**SUPPLIED DATA:**

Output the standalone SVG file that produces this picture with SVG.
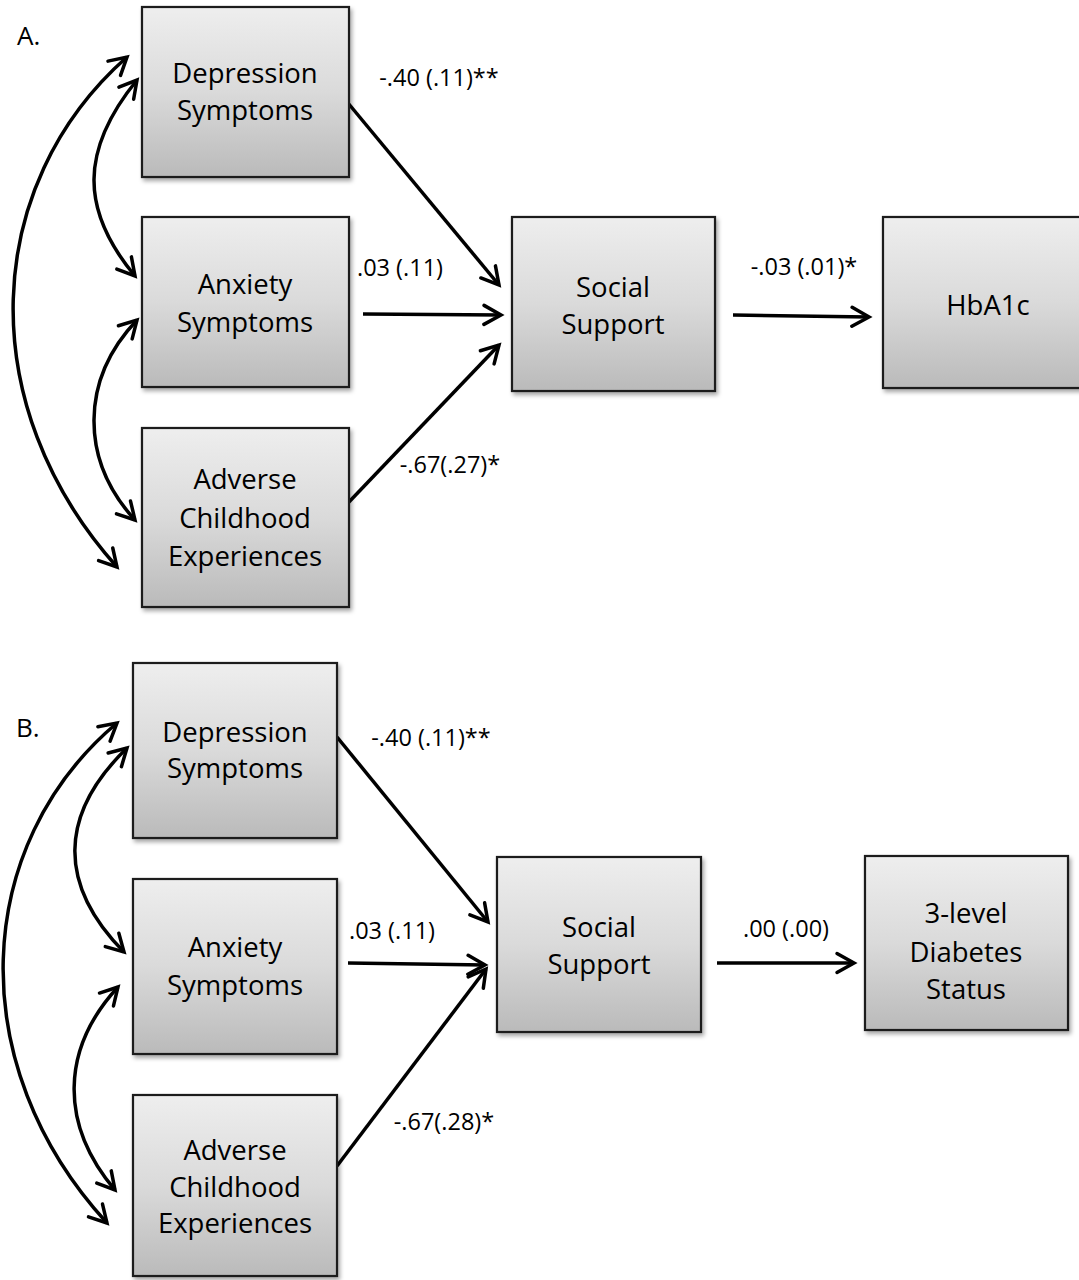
<svg xmlns="http://www.w3.org/2000/svg" width="1079" height="1280" viewBox="0 0 1079 1280">
<style>
.box{fill:url(#g);stroke:#1a1a1a;stroke-width:2.2;filter:url(#sh)}
.t{font-family:"Open Sans","Liberation Sans",sans-serif;font-size:27.5px;fill:#000;text-anchor:middle}
.l{font-family:"Open Sans","Liberation Sans",sans-serif;font-size:23.5px;fill:#000;text-anchor:middle}
.p{font-family:"Open Sans","Liberation Sans",sans-serif;font-size:26px;fill:#000}
.c{fill:none;stroke:#000;stroke-width:3.5;marker-end:url(#ah)}
.d{fill:none;stroke:#000;stroke-width:3.5;marker-start:url(#ah);marker-end:url(#ah)}
</style>
<defs>
<linearGradient id="g" x1="0" y1="0" x2="0" y2="1">
<stop offset="0" stop-color="#eeeeee"/>
<stop offset="0.5" stop-color="#dadada"/>
<stop offset="1" stop-color="#bababa"/>
</linearGradient>
<filter id="sh" x="-10%" y="-10%" width="130%" height="130%">
<feDropShadow dx="2" dy="3" stdDeviation="2" flood-color="#000" flood-opacity="0.35"/>
</filter>
<marker id="ah" viewBox="0 0 24 24" refX="20" refY="12" markerWidth="24" markerHeight="24" markerUnits="userSpaceOnUse" orient="auto-start-reverse">
<path d="M3,2.5 L20,12 L3,21.5" fill="none" stroke="#000" stroke-width="3.5" stroke-linecap="round" stroke-linejoin="miter"/>
</marker>
</defs>
<rect width="1079" height="1280" fill="#fff"/>

<text class="p" x="17" y="45">A.</text>
<text class="p" x="16" y="737">B.</text>

<g id="connectors">
<!-- Panel A -->
<path class="c" d="M348,103 L499,285"/>
<path class="c" d="M363,314 L501,315"/>
<path class="c" d="M348,503 L499,345"/>
<path class="c" d="M733,315 L869,317"/>
<path class="d" d="M137,80 C80,150 80,210 135,276"/>
<path class="d" d="M137,320 C80,380 80,460 135,520"/>
<path class="d" d="M127,57 C-18,185 -28,405 117,567"/>
<!-- Panel B -->
<path class="c" d="M337,737 L488,922"/>
<path class="c" d="M348,963 L485,965"/>
<path class="c" d="M337,1166 L486,969"/>
<path class="c" d="M717,963 L854,963"/>
<path class="d" d="M127,748 C58,815 58,885 124,952"/>
<path class="d" d="M118,987 C60,1050 60,1125 115,1190"/>
<path class="d" d="M117,723 C-28,845 -38,1065 107,1223"/>
</g>

<g id="labels">
<text class="l" x="439" y="86">-.40 (.11)**</text>
<text class="l" x="400" y="276">.03 (.11)</text>
<text class="l" x="450" y="473">-.67(.27)*</text>
<text class="l" x="804" y="275">-.03 (.01)*</text>
<text class="l" x="431" y="746">-.40 (.11)**</text>
<text class="l" x="392" y="939">.03 (.11)</text>
<text class="l" x="444" y="1130">-.67(.28)*</text>
<text class="l" x="786" y="937">.00 (.00)</text>
</g>

<g id="a-depression"><rect class="box" x="142" y="7" width="207" height="170"/><text class="t" x="245" y="83">Depression</text><text class="t" x="245" y="120">Symptoms</text></g>
<g id="a-anxiety"><rect class="box" x="142" y="217" width="207" height="170"/><text class="t" x="245" y="294">Anxiety</text><text class="t" x="245" y="332">Symptoms</text></g>
<g id="a-adverse"><rect class="box" x="142" y="428" width="207" height="179"/><text class="t" x="245" y="489">Adverse</text><text class="t" x="245" y="528">Childhood</text><text class="t" x="245" y="566">Experiences</text></g>
<g id="a-social"><rect class="box" x="512" y="217" width="203" height="174"/><text class="t" x="613" y="297">Social</text><text class="t" x="613" y="334">Support</text></g>
<g id="a-hba1c"><rect class="box" x="883" y="217" width="210" height="171"/><text class="t" x="988" y="315">HbA1c</text></g>

<g id="b-depression"><rect class="box" x="133" y="663" width="204" height="175"/><text class="t" x="235" y="742">Depression</text><text class="t" x="235" y="778">Symptoms</text></g>
<g id="b-anxiety"><rect class="box" x="133" y="879" width="204" height="175"/><text class="t" x="235" y="957">Anxiety</text><text class="t" x="235" y="995">Symptoms</text></g>
<g id="b-adverse"><rect class="box" x="133" y="1095" width="204" height="181"/><text class="t" x="235" y="1160">Adverse</text><text class="t" x="235" y="1197">Childhood</text><text class="t" x="235" y="1233">Experiences</text></g>
<g id="b-social"><rect class="box" x="497" y="857" width="204" height="175"/><text class="t" x="599" y="937">Social</text><text class="t" x="599" y="974">Support</text></g>
<g id="b-diabetes"><rect class="box" x="865" y="856" width="203" height="174"/><text class="t" x="966" y="923">3-level</text><text class="t" x="966" y="962">Diabetes</text><text class="t" x="966" y="999">Status</text></g>
</svg>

**AIM OF THE EXERCISE:**
Copy the listing exactly. Any image in it stays out of the copy.

**FINISHED TASK:**
Output the standalone SVG file that produces this picture with SVG.
<svg xmlns="http://www.w3.org/2000/svg" width="1079" height="1280" viewBox="0 0 1079 1280">
<style>
.box{fill:url(#g);stroke:#1a1a1a;stroke-width:2.2;filter:url(#sh)}
.t{font-family:"Open Sans","Liberation Sans",sans-serif;font-size:27.5px;fill:#000;text-anchor:middle}
.l{font-family:"Open Sans","Liberation Sans",sans-serif;font-size:23.5px;fill:#000;text-anchor:middle}
.p{font-family:"Open Sans","Liberation Sans",sans-serif;font-size:26px;fill:#000}
.c{fill:none;stroke:#000;stroke-width:3.5;marker-end:url(#ah)}
.d{fill:none;stroke:#000;stroke-width:3.5;marker-start:url(#ah);marker-end:url(#ah)}
</style>
<defs>
<linearGradient id="g" x1="0" y1="0" x2="0" y2="1">
<stop offset="0" stop-color="#eeeeee"/>
<stop offset="0.5" stop-color="#dadada"/>
<stop offset="1" stop-color="#bababa"/>
</linearGradient>
<filter id="sh" x="-10%" y="-10%" width="130%" height="130%">
<feDropShadow dx="2" dy="3" stdDeviation="2" flood-color="#000" flood-opacity="0.35"/>
</filter>
<marker id="ah" viewBox="0 0 24 24" refX="20" refY="12" markerWidth="24" markerHeight="24" markerUnits="userSpaceOnUse" orient="auto-start-reverse">
<path d="M3,2.5 L20,12 L3,21.5" fill="none" stroke="#000" stroke-width="3.5" stroke-linecap="round" stroke-linejoin="miter"/>
</marker>
</defs>
<rect width="1079" height="1280" fill="#fff"/>

<text class="p" x="17" y="45">A.</text>
<text class="p" x="16" y="737">B.</text>

<g id="connectors">
<!-- Panel A -->
<path class="c" d="M348,103 L499,285"/>
<path class="c" d="M363,314 L501,315"/>
<path class="c" d="M348,503 L499,345"/>
<path class="c" d="M733,315 L869,317"/>
<path class="d" d="M137,80 C80,150 80,210 135,276"/>
<path class="d" d="M137,320 C80,380 80,460 135,520"/>
<path class="d" d="M127,57 C-18,185 -28,405 117,567"/>
<!-- Panel B -->
<path class="c" d="M337,737 L488,922"/>
<path class="c" d="M348,963 L485,965"/>
<path class="c" d="M337,1166 L486,969"/>
<path class="c" d="M717,963 L854,963"/>
<path class="d" d="M127,748 C58,815 58,885 124,952"/>
<path class="d" d="M118,987 C60,1050 60,1125 115,1190"/>
<path class="d" d="M117,723 C-28,845 -38,1065 107,1223"/>
</g>

<g id="labels">
<text class="l" x="439" y="86">-.40 (.11)**</text>
<text class="l" x="400" y="276">.03 (.11)</text>
<text class="l" x="450" y="473">-.67(.27)*</text>
<text class="l" x="804" y="275">-.03 (.01)*</text>
<text class="l" x="431" y="746">-.40 (.11)**</text>
<text class="l" x="392" y="939">.03 (.11)</text>
<text class="l" x="444" y="1130">-.67(.28)*</text>
<text class="l" x="786" y="937">.00 (.00)</text>
</g>

<g id="a-depression"><rect class="box" x="142" y="7" width="207" height="170"/><text class="t" x="245" y="83">Depression</text><text class="t" x="245" y="120">Symptoms</text></g>
<g id="a-anxiety"><rect class="box" x="142" y="217" width="207" height="170"/><text class="t" x="245" y="294">Anxiety</text><text class="t" x="245" y="332">Symptoms</text></g>
<g id="a-adverse"><rect class="box" x="142" y="428" width="207" height="179"/><text class="t" x="245" y="489">Adverse</text><text class="t" x="245" y="528">Childhood</text><text class="t" x="245" y="566">Experiences</text></g>
<g id="a-social"><rect class="box" x="512" y="217" width="203" height="174"/><text class="t" x="613" y="297">Social</text><text class="t" x="613" y="334">Support</text></g>
<g id="a-hba1c"><rect class="box" x="883" y="217" width="210" height="171"/><text class="t" x="988" y="315">HbA1c</text></g>

<g id="b-depression"><rect class="box" x="133" y="663" width="204" height="175"/><text class="t" x="235" y="742">Depression</text><text class="t" x="235" y="778">Symptoms</text></g>
<g id="b-anxiety"><rect class="box" x="133" y="879" width="204" height="175"/><text class="t" x="235" y="957">Anxiety</text><text class="t" x="235" y="995">Symptoms</text></g>
<g id="b-adverse"><rect class="box" x="133" y="1095" width="204" height="181"/><text class="t" x="235" y="1160">Adverse</text><text class="t" x="235" y="1197">Childhood</text><text class="t" x="235" y="1233">Experiences</text></g>
<g id="b-social"><rect class="box" x="497" y="857" width="204" height="175"/><text class="t" x="599" y="937">Social</text><text class="t" x="599" y="974">Support</text></g>
<g id="b-diabetes"><rect class="box" x="865" y="856" width="203" height="174"/><text class="t" x="966" y="923">3-level</text><text class="t" x="966" y="962">Diabetes</text><text class="t" x="966" y="999">Status</text></g>
</svg>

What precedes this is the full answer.